### EXERCISE TASK
Leave the pictures out, and retype all of the material exactly as written.

### SUPPLIED DATA
## Begin

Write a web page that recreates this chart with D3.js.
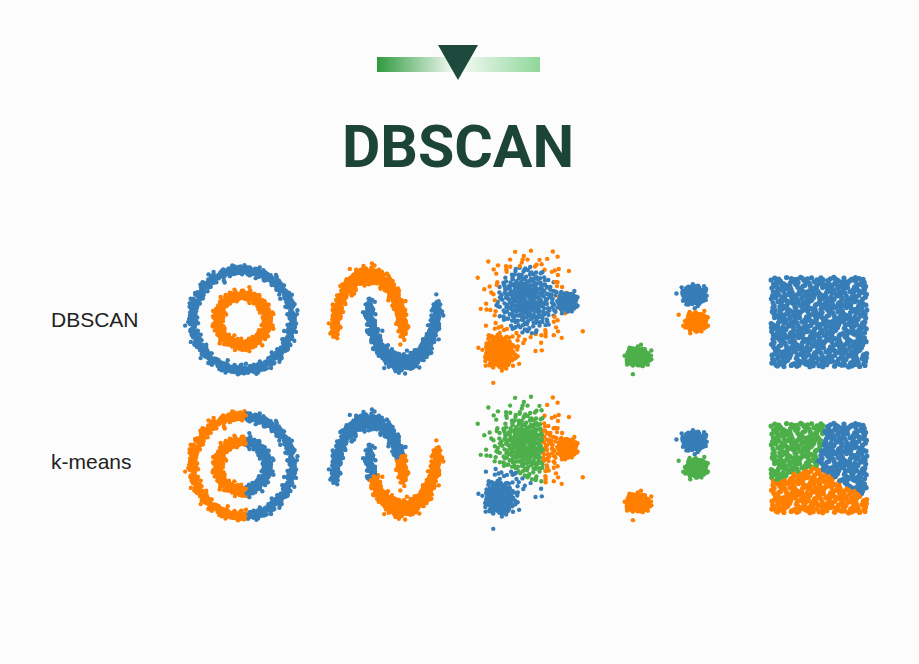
<!DOCTYPE html>
<html><head><meta charset="utf-8">
<script src="https://cdn.jsdelivr.net/npm/d3@7"></script>
<style>html,body{margin:0;padding:0;background:#fcfcfc;} svg{display:block}</style>
</head><body>
<svg id="chart" width="919" height="664"></svg>
<script>
// ================= DATA =================
const title = "DBSCAN";
const rowLabels = ["DBSCAN", "k-means"];
const palette = ["#377eb8", "#ff7f00", "#4daf4a"]; // blue, orange, green

// Panel 1 – concentric circles
const ringRadii = [1.0, 0.5];
const ringCounts = [750, 750];
const ringNoise = 0.05;
const ringDbscanColor = [0, 1];          // outer blue, inner orange
const ringKmeansSplit = 0.08;            // x < split -> orange, else blue

// Panel 2 – two moons
const moonCounts = [750, 750];
const moonNoise = 0.07;
const moonDbscanColor = [1, 0];          // upper orange, lower blue
const moonKmeansCentroids = [[0.3, 0.68], [0.7, -0.24]];
const moonKmeansColor = [0, 1];

// Panel 3 – blobs of varied spread
const variedCenters = [[0, 2.0], [4.0, 1.8], [-2.7, -3.2]];
const variedStd = [[1.75, 1.9], [0.4, 0.4], [0.66, 0.72]];
const variedCounts = [440, 260, 380];
const variedDbscanColor = [0, 0, 1];
const variedNoiseSigma = 1.8;            // big-cloud outliers shown orange
const variedKmeansCentroids = [[-0.6, 2.0], [3.8, 1.9], [-2.6, -3.0]];
const variedKmeansColor = [2, 1, 0];

// Panel 4 – three compact blobs
const blobCenters = [[2.9, 2.5], [3.1, -0.2], [-2.7, -3.7]];
const blobStd = [[0.5, 0.4], [0.45, 0.4], [0.5, 0.4]];
const blobCounts = [300, 300, 300];
const blobDbscanColor = [0, 1, 2];
const blobKmeansColor = [0, 2, 1];

// Panel 5 – uniform square
const squareCount = 680;
const squareKmeansCentroids = [[0.255, 0.75], [0.765, 0.64], [0.46, 0.21]];
const squareKmeansColor = [2, 0, 1];

// ================= LAYOUT =================
const W = 919, H = 664;
const rowCenters = [320, 466];
const labelY = [327, 469];
const dotR = 2.2;

const svg = d3.select("#chart");
svg.append("rect").attr("width", W).attr("height", H).attr("fill", "#fcfcfc");

// header ornament
const defs = svg.append("defs");
const grad = defs.append("linearGradient").attr("id", "barGrad").attr("x1", "0").attr("x2", "1");
[["0%", "#2e9a3f"], ["46%", "#eef8ef"], ["54%", "#eef8ef"], ["100%", "#8fd79a"]]
  .forEach(([o, c]) => grad.append("stop").attr("offset", o).attr("stop-color", c));
svg.append("rect").attr("x", 377).attr("y", 57).attr("width", 163).attr("height", 15).attr("fill", "url(#barGrad)");
svg.append("path").attr("d", "M438,45 L478,45 L458,80 Z").attr("fill", "#1d4a3c");

svg.append("text").attr("x", 458).attr("y", 167).attr("text-anchor", "middle")
  .attr("font-family", "Roboto, 'Liberation Sans', sans-serif").attr("font-weight", 700)
  .attr("font-size", 59).attr("fill", "#1c4537").text(title);

rowLabels.forEach((t, i) => {
  svg.append("text").attr("x", 51).attr("y", labelY[i])
    .attr("font-family", "'Liberation Sans', Arial, sans-serif").attr("font-size", 21)
    .attr("fill", "#222").text(t);
});

// ================= helpers =================
function halton(i, b) { let f = 1, r = 0; while (i > 0) { f /= b; r += f * (i % b); i = Math.floor(i / b); } return r; }
function gauss(i, b1, b2) {
  const u1 = halton(i + 1, b1), u2 = halton(i + 1, b2);
  const m = Math.sqrt(-2 * Math.log(u1));
  return [m * Math.cos(2 * Math.PI * u2), m * Math.sin(2 * Math.PI * u2), m];
}
function nearest(p, cents) {
  let best = 0, bd = Infinity;
  cents.forEach((c, k) => { const d = (p[0] - c[0]) ** 2 + (p[1] - c[1]) ** 2; if (d < bd) { bd = d; best = k; } });
  return best;
}

// ================= build point sets =================
// Panel 1
const ringPts = [];
ringRadii.forEach((r, k) => {
  for (let i = 0; i < ringCounts[k]; i++) {
    const idx = i + 1 + k * 3000;
    const th = 2 * Math.PI * halton(idx, 2);
    const g = gauss(idx, 3, 5);
    const x = r * Math.cos(th) + ringNoise * g[0], y = r * Math.sin(th) + ringNoise * g[1];
    ringPts.push({ x, y, db: ringDbscanColor[k], km: x < ringKmeansSplit ? 1 : 0 });
  }
});
// Panel 2
const moonPts = [];
[0, 1].forEach(k => {
  for (let i = 0; i < moonCounts[k]; i++) {
    const idx = i + 1 + k * 3000;
    const t = Math.PI * halton(idx, 2);
    const g = gauss(idx, 3, 5);
    let x, y;
    if (k === 0) { x = Math.cos(t); y = Math.sin(t); } else { x = 1 - Math.cos(t); y = 0.5 - Math.sin(t); }
    x += moonNoise * g[0]; y += moonNoise * g[1];
    moonPts.push({ x, y, db: moonDbscanColor[k], km: moonKmeansColor[nearest([x, y], moonKmeansCentroids)] });
  }
});
// Panel 3
const variedPts = [];
variedCenters.forEach((c, k) => {
  for (let i = 0; i < variedCounts[k]; i++) {
    const g = k === 0 ? gauss(i + 1, 5, 7) : gauss(i + 1 + k * 4000, 2, 3);
    const x = c[0] + variedStd[k][0] * g[0], y = c[1] + variedStd[k][1] * g[1];
    let db = variedDbscanColor[k];
    if (k === 0 && g[2] > variedNoiseSigma) db = 1;
    variedPts.push({ x, y, db, km: variedKmeansColor[nearest([x, y], variedKmeansCentroids)] });
  }
});
// Panel 4
const blobPts = [];
blobCenters.forEach((c, k) => {
  for (let i = 0; i < blobCounts[k]; i++) {
    const g = gauss(i + 1 + k * 4000, 2, 3);
    blobPts.push({ x: c[0] + blobStd[k][0] * g[0], y: c[1] + blobStd[k][1] * g[1], db: blobDbscanColor[k], km: blobKmeansColor[k] });
  }
});
// Panel 5
const squarePts = [];
for (let i = 0; i < squareCount; i++) {
  const x = halton(i + 1, 2), y = halton(i + 1, 3);
  squarePts.push({ x, y, db: 0, km: squareKmeansColor[nearest([x, y], squareKmeansCentroids)] });
}

// ================= panels =================
const panels = [
  { pts: ringPts, xd: [-1, 1], xr: [192.5, 292.5], yd: [-1, 1], yo: [50, -50], r: dotR },
  { pts: moonPts, xd: [-1, 2], xr: [335, 437], yd: [-0.5, 1], yo: [43, -45], r: dotR },
  { pts: variedPts, xd: [-6, 6], xr: [467, 587], yd: [-6, 6], yo: [60, -60], r: dotR },
  { pts: blobPts, xd: [-6, 6], xr: [605, 725], yd: [-6, 6], yo: [60, -60], r: dotR },
  { pts: squarePts, xd: [0, 1], xr: [771, 867], yd: [0, 1], yo: [47, -43], r: 2.6 }
];

rowCenters.forEach((cy, row) => {
  panels.forEach(p => {
    const x = d3.scaleLinear().domain(p.xd).range(p.xr);
    const y = d3.scaleLinear().domain(p.yd).range([cy + p.yo[0], cy + p.yo[1]]);
    svg.append("g").selectAll("circle").data(p.pts).join("circle")
      .attr("cx", d => x(d.x)).attr("cy", d => y(d.y)).attr("r", p.r)
      .attr("fill", d => palette[row === 0 ? d.db : d.km]);
  });
});
</script>
</body></html>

## End

### RESPONSE TO THIS TASK
Write a web page that recreates this chart with D3.js.
<!DOCTYPE html>
<html><head><meta charset="utf-8">
<script src="https://cdn.jsdelivr.net/npm/d3@7"></script>
<style>html,body{margin:0;padding:0;background:#fcfcfc;} svg{display:block}</style>
</head><body>
<svg id="chart" width="919" height="664"></svg>
<script>
// ================= DATA =================
const title = "DBSCAN";
const rowLabels = ["DBSCAN", "k-means"];
const palette = ["#377eb8", "#ff7f00", "#4daf4a"]; // blue, orange, green

// Panel 1 – concentric circles
const ringRadii = [1.0, 0.5];
const ringCounts = [750, 750];
const ringNoise = 0.05;
const ringDbscanColor = [0, 1];          // outer blue, inner orange
const ringKmeansSplit = 0.08;            // x < split -> orange, else blue

// Panel 2 – two moons
const moonCounts = [750, 750];
const moonNoise = 0.07;
const moonDbscanColor = [1, 0];          // upper orange, lower blue
const moonKmeansCentroids = [[0.3, 0.68], [0.7, -0.24]];
const moonKmeansColor = [0, 1];

// Panel 3 – blobs of varied spread
const variedCenters = [[0, 2.0], [4.0, 1.8], [-2.7, -3.2]];
const variedStd = [[1.75, 1.9], [0.4, 0.4], [0.66, 0.72]];
const variedCounts = [440, 260, 380];
const variedDbscanColor = [0, 0, 1];
const variedNoiseSigma = 1.8;            // big-cloud outliers shown orange
const variedKmeansCentroids = [[-0.6, 2.0], [3.8, 1.9], [-2.6, -3.0]];
const variedKmeansColor = [2, 1, 0];

// Panel 4 – three compact blobs
const blobCenters = [[2.9, 2.5], [3.1, -0.2], [-2.7, -3.7]];
const blobStd = [[0.5, 0.4], [0.45, 0.4], [0.5, 0.4]];
const blobCounts = [300, 300, 300];
const blobDbscanColor = [0, 1, 2];
const blobKmeansColor = [0, 2, 1];

// Panel 5 – uniform square
const squareCount = 680;
const squareKmeansCentroids = [[0.255, 0.75], [0.765, 0.64], [0.46, 0.21]];
const squareKmeansColor = [2, 0, 1];

// ================= LAYOUT =================
const W = 919, H = 664;
const rowCenters = [320, 466];
const labelY = [327, 469];
const dotR = 2.2;

const svg = d3.select("#chart");
svg.append("rect").attr("width", W).attr("height", H).attr("fill", "#fcfcfc");

// header ornament
const defs = svg.append("defs");
const grad = defs.append("linearGradient").attr("id", "barGrad").attr("x1", "0").attr("x2", "1");
[["0%", "#2e9a3f"], ["46%", "#eef8ef"], ["54%", "#eef8ef"], ["100%", "#8fd79a"]]
  .forEach(([o, c]) => grad.append("stop").attr("offset", o).attr("stop-color", c));
svg.append("rect").attr("x", 377).attr("y", 57).attr("width", 163).attr("height", 15).attr("fill", "url(#barGrad)");
svg.append("path").attr("d", "M438,45 L478,45 L458,80 Z").attr("fill", "#1d4a3c");

svg.append("text").attr("x", 458).attr("y", 167).attr("text-anchor", "middle")
  .attr("font-family", "Roboto, 'Liberation Sans', sans-serif").attr("font-weight", 700)
  .attr("font-size", 59).attr("fill", "#1c4537").text(title);

rowLabels.forEach((t, i) => {
  svg.append("text").attr("x", 51).attr("y", labelY[i])
    .attr("font-family", "'Liberation Sans', Arial, sans-serif").attr("font-size", 21)
    .attr("fill", "#222").text(t);
});

// ================= helpers =================
function halton(i, b) { let f = 1, r = 0; while (i > 0) { f /= b; r += f * (i % b); i = Math.floor(i / b); } return r; }
function gauss(i, b1, b2) {
  const u1 = halton(i + 1, b1), u2 = halton(i + 1, b2);
  const m = Math.sqrt(-2 * Math.log(u1));
  return [m * Math.cos(2 * Math.PI * u2), m * Math.sin(2 * Math.PI * u2), m];
}
function nearest(p, cents) {
  let best = 0, bd = Infinity;
  cents.forEach((c, k) => { const d = (p[0] - c[0]) ** 2 + (p[1] - c[1]) ** 2; if (d < bd) { bd = d; best = k; } });
  return best;
}

// ================= build point sets =================
// Panel 1
const ringPts = [];
ringRadii.forEach((r, k) => {
  for (let i = 0; i < ringCounts[k]; i++) {
    const idx = i + 1 + k * 3000;
    const th = 2 * Math.PI * halton(idx, 2);
    const g = gauss(idx, 3, 5);
    const x = r * Math.cos(th) + ringNoise * g[0], y = r * Math.sin(th) + ringNoise * g[1];
    ringPts.push({ x, y, db: ringDbscanColor[k], km: x < ringKmeansSplit ? 1 : 0 });
  }
});
// Panel 2
const moonPts = [];
[0, 1].forEach(k => {
  for (let i = 0; i < moonCounts[k]; i++) {
    const idx = i + 1 + k * 3000;
    const t = Math.PI * halton(idx, 2);
    const g = gauss(idx, 3, 5);
    let x, y;
    if (k === 0) { x = Math.cos(t); y = Math.sin(t); } else { x = 1 - Math.cos(t); y = 0.5 - Math.sin(t); }
    x += moonNoise * g[0]; y += moonNoise * g[1];
    moonPts.push({ x, y, db: moonDbscanColor[k], km: moonKmeansColor[nearest([x, y], moonKmeansCentroids)] });
  }
});
// Panel 3
const variedPts = [];
variedCenters.forEach((c, k) => {
  for (let i = 0; i < variedCounts[k]; i++) {
    const g = k === 0 ? gauss(i + 1, 5, 7) : gauss(i + 1 + k * 4000, 2, 3);
    const x = c[0] + variedStd[k][0] * g[0], y = c[1] + variedStd[k][1] * g[1];
    let db = variedDbscanColor[k];
    if (k === 0 && g[2] > variedNoiseSigma) db = 1;
    variedPts.push({ x, y, db, km: variedKmeansColor[nearest([x, y], variedKmeansCentroids)] });
  }
});
// Panel 4
const blobPts = [];
blobCenters.forEach((c, k) => {
  for (let i = 0; i < blobCounts[k]; i++) {
    const g = gauss(i + 1 + k * 4000, 2, 3);
    blobPts.push({ x: c[0] + blobStd[k][0] * g[0], y: c[1] + blobStd[k][1] * g[1], db: blobDbscanColor[k], km: blobKmeansColor[k] });
  }
});
// Panel 5
const squarePts = [];
for (let i = 0; i < squareCount; i++) {
  const x = halton(i + 1, 2), y = halton(i + 1, 3);
  squarePts.push({ x, y, db: 0, km: squareKmeansColor[nearest([x, y], squareKmeansCentroids)] });
}

// ================= panels =================
const panels = [
  { pts: ringPts, xd: [-1, 1], xr: [192.5, 292.5], yd: [-1, 1], yo: [50, -50], r: dotR },
  { pts: moonPts, xd: [-1, 2], xr: [335, 437], yd: [-0.5, 1], yo: [43, -45], r: dotR },
  { pts: variedPts, xd: [-6, 6], xr: [467, 587], yd: [-6, 6], yo: [60, -60], r: dotR },
  { pts: blobPts, xd: [-6, 6], xr: [605, 725], yd: [-6, 6], yo: [60, -60], r: dotR },
  { pts: squarePts, xd: [0, 1], xr: [771, 867], yd: [0, 1], yo: [47, -43], r: 2.6 }
];

rowCenters.forEach((cy, row) => {
  panels.forEach(p => {
    const x = d3.scaleLinear().domain(p.xd).range(p.xr);
    const y = d3.scaleLinear().domain(p.yd).range([cy + p.yo[0], cy + p.yo[1]]);
    svg.append("g").selectAll("circle").data(p.pts).join("circle")
      .attr("cx", d => x(d.x)).attr("cy", d => y(d.y)).attr("r", p.r)
      .attr("fill", d => palette[row === 0 ? d.db : d.km]);
  });
});
</script>
</body></html>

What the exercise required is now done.